═══ The input
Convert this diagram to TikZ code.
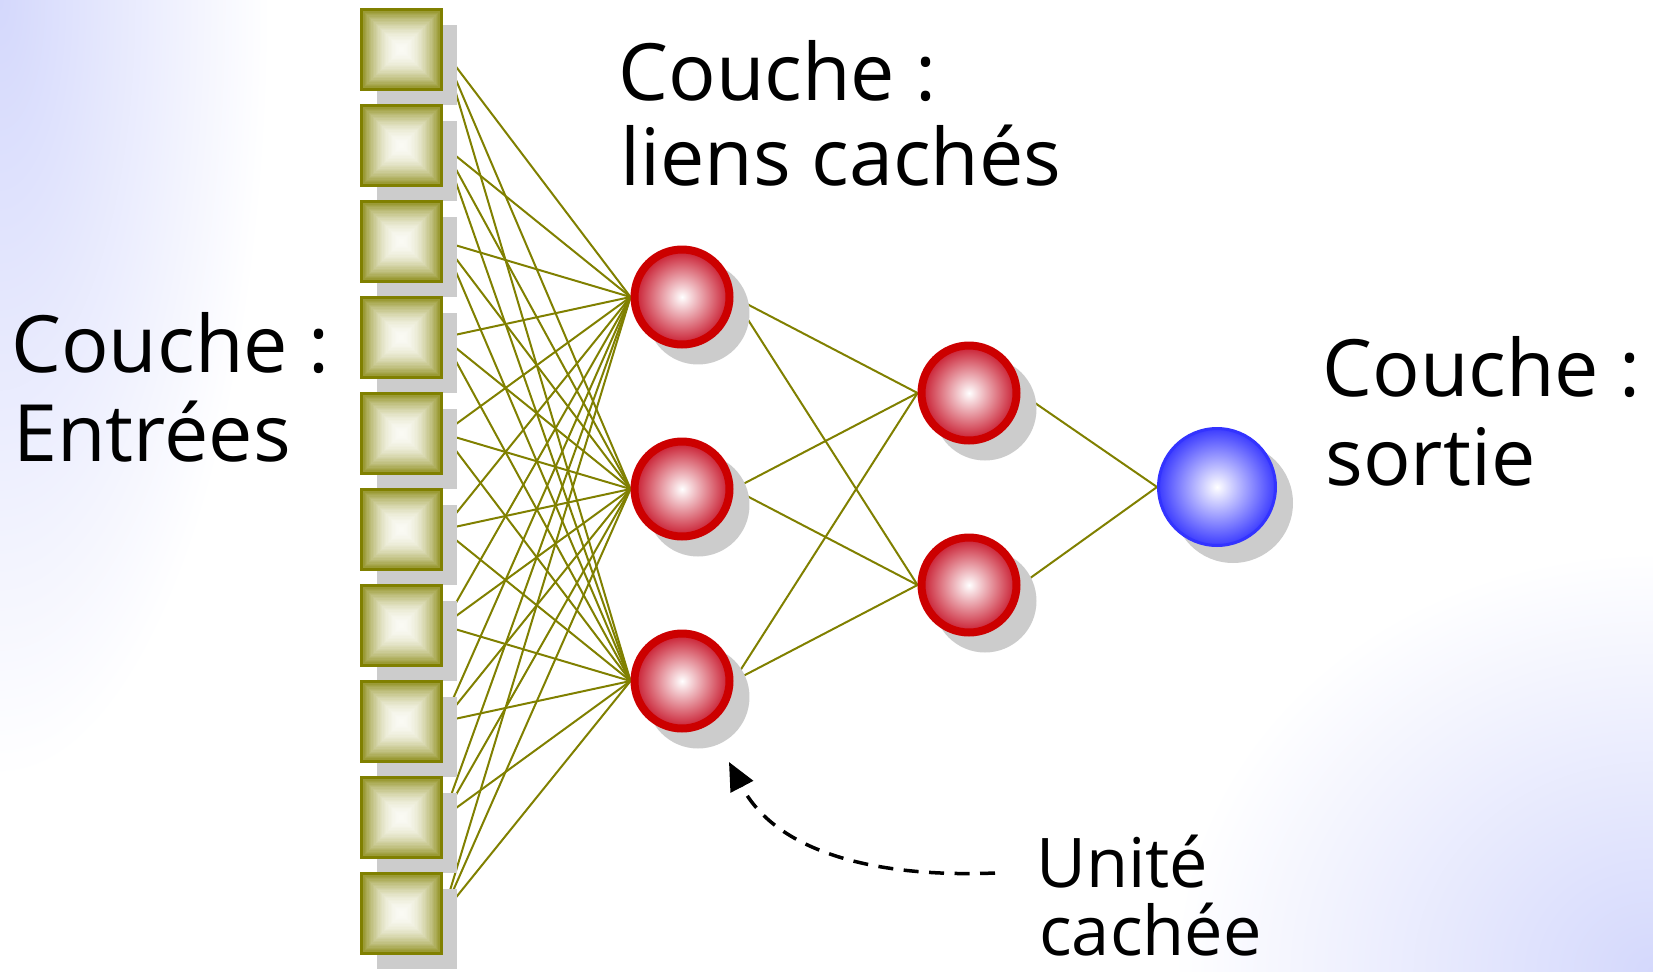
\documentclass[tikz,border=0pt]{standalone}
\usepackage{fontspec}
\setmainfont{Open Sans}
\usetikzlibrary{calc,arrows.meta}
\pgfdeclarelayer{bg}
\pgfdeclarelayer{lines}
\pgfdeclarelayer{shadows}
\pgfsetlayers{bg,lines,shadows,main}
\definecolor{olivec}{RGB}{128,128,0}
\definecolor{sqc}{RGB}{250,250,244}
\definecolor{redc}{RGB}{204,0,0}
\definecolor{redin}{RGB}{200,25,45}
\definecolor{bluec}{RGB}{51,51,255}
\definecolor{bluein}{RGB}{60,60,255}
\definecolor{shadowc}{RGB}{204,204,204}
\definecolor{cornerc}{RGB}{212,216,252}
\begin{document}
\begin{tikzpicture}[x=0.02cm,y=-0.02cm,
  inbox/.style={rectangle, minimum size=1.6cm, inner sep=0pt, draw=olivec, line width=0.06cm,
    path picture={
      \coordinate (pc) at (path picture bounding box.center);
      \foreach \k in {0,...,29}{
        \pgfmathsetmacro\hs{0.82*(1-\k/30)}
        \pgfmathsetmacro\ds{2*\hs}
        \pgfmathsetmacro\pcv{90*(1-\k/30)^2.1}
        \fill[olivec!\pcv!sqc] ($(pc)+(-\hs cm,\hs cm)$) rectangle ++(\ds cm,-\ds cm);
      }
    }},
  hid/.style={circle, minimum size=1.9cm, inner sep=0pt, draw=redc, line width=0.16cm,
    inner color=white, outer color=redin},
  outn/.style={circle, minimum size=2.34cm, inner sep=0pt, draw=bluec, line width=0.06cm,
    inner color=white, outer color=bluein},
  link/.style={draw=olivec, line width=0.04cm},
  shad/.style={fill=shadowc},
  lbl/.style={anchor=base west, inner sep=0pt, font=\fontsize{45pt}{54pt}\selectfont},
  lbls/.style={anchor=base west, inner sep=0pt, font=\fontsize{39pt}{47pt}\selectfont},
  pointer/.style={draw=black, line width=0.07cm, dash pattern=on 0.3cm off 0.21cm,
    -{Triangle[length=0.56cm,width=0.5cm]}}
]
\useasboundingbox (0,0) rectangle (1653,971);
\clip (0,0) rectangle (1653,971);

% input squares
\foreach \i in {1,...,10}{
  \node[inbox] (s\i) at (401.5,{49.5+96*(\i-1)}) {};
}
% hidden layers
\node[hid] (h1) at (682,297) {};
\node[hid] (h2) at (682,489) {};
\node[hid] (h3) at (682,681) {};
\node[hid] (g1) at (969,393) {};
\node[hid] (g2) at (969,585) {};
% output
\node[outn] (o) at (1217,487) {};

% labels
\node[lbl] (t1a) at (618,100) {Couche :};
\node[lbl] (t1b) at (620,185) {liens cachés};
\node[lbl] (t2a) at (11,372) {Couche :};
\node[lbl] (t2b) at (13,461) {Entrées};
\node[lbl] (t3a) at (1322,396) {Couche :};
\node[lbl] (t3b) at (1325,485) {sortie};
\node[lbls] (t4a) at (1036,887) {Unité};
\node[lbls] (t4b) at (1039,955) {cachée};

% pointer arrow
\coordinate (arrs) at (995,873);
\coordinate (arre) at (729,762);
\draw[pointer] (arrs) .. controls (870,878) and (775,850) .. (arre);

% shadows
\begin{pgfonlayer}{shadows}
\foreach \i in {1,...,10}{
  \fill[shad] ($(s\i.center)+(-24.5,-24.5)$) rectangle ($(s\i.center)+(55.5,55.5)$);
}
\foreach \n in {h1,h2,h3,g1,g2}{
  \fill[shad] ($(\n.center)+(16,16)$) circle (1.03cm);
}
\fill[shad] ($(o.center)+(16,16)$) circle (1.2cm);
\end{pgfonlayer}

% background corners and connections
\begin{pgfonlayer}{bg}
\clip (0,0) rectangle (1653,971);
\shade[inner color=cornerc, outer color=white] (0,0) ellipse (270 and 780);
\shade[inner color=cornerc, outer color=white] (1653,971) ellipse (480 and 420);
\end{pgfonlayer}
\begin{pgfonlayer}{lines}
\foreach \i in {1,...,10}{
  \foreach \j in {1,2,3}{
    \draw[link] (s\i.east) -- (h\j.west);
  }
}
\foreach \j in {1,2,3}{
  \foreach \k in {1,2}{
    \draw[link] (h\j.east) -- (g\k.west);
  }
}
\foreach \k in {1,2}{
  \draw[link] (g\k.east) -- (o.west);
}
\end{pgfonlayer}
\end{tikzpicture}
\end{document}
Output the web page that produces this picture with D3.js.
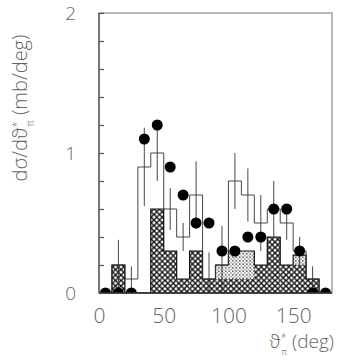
══════
• [Instructions for the task]
Strip out the images, then output the records above word for word.

• [Full answer]
Convert this diagram to TikZ code.
\documentclass[tikz,border=0pt]{standalone}
\usepackage{fontspec}
\setmainfont{Open Sans}
\usetikzlibrary{calc,arrows.meta}
\pgfdeclarelayer{bg}
\pgfdeclarelayer{lines}
\pgfdeclarelayer{shadows}
\pgfsetlayers{bg,lines,shadows,main}
\definecolor{olivec}{RGB}{128,128,0}
\definecolor{sqc}{RGB}{250,250,244}
\definecolor{redc}{RGB}{204,0,0}
\definecolor{redin}{RGB}{200,25,45}
\definecolor{bluec}{RGB}{51,51,255}
\definecolor{bluein}{RGB}{60,60,255}
\definecolor{shadowc}{RGB}{204,204,204}
\definecolor{cornerc}{RGB}{212,216,252}
\begin{document}
\begin{tikzpicture}[x=0.02cm,y=-0.02cm,
  inbox/.style={rectangle, minimum size=1.6cm, inner sep=0pt, draw=olivec, line width=0.06cm,
    path picture={
      \coordinate (pc) at (path picture bounding box.center);
      \foreach \k in {0,...,29}{
        \pgfmathsetmacro\hs{0.82*(1-\k/30)}
        \pgfmathsetmacro\ds{2*\hs}
        \pgfmathsetmacro\pcv{90*(1-\k/30)^2.1}
        \fill[olivec!\pcv!sqc] ($(pc)+(-\hs cm,\hs cm)$) rectangle ++(\ds cm,-\ds cm);
      }
    }},
  hid/.style={circle, minimum size=1.9cm, inner sep=0pt, draw=redc, line width=0.16cm,
    inner color=white, outer color=redin},
  outn/.style={circle, minimum size=2.34cm, inner sep=0pt, draw=bluec, line width=0.06cm,
    inner color=white, outer color=bluein},
  link/.style={draw=olivec, line width=0.04cm},
  shad/.style={fill=shadowc},
  lbl/.style={anchor=base west, inner sep=0pt, font=\fontsize{45pt}{54pt}\selectfont},
  lbls/.style={anchor=base west, inner sep=0pt, font=\fontsize{39pt}{47pt}\selectfont},
  pointer/.style={draw=black, line width=0.07cm, dash pattern=on 0.3cm off 0.21cm,
    -{Triangle[length=0.56cm,width=0.5cm]}}
]
\useasboundingbox (0,0) rectangle (1653,971);
\clip (0,0) rectangle (1653,971);

% input squares
\foreach \i in {1,...,10}{
  \node[inbox] (s\i) at (401.5,{49.5+96*(\i-1)}) {};
}
% hidden layers
\node[hid] (h1) at (682,297) {};
\node[hid] (h2) at (682,489) {};
\node[hid] (h3) at (682,681) {};
\node[hid] (g1) at (969,393) {};
\node[hid] (g2) at (969,585) {};
% output
\node[outn] (o) at (1217,487) {};

% labels
\node[lbl] (t1a) at (618,100) {Couche :};
\node[lbl] (t1b) at (620,185) {liens cachés};
\node[lbl] (t2a) at (11,372) {Couche :};
\node[lbl] (t2b) at (13,461) {Entrées};
\node[lbl] (t3a) at (1322,396) {Couche :};
\node[lbl] (t3b) at (1325,485) {sortie};
\node[lbls] (t4a) at (1036,887) {Unité};
\node[lbls] (t4b) at (1039,955) {cachée};

% pointer arrow
\coordinate (arrs) at (995,873);
\coordinate (arre) at (729,762);
\draw[pointer] (arrs) .. controls (870,878) and (775,850) .. (arre);

% shadows
\begin{pgfonlayer}{shadows}
\foreach \i in {1,...,10}{
  \fill[shad] ($(s\i.center)+(-24.5,-24.5)$) rectangle ($(s\i.center)+(55.5,55.5)$);
}
\foreach \n in {h1,h2,h3,g1,g2}{
  \fill[shad] ($(\n.center)+(16,16)$) circle (1.03cm);
}
\fill[shad] ($(o.center)+(16,16)$) circle (1.2cm);
\end{pgfonlayer}

% background corners and connections
\begin{pgfonlayer}{bg}
\clip (0,0) rectangle (1653,971);
\shade[inner color=cornerc, outer color=white] (0,0) ellipse (270 and 780);
\shade[inner color=cornerc, outer color=white] (1653,971) ellipse (480 and 420);
\end{pgfonlayer}
\begin{pgfonlayer}{lines}
\foreach \i in {1,...,10}{
  \foreach \j in {1,2,3}{
    \draw[link] (s\i.east) -- (h\j.west);
  }
}
\foreach \j in {1,2,3}{
  \foreach \k in {1,2}{
    \draw[link] (h\j.east) -- (g\k.west);
  }
}
\foreach \k in {1,2}{
  \draw[link] (g\k.east) -- (o.west);
}
\end{pgfonlayer}
\end{tikzpicture}
\end{document}
Output the web page that produces this picture with D3.js.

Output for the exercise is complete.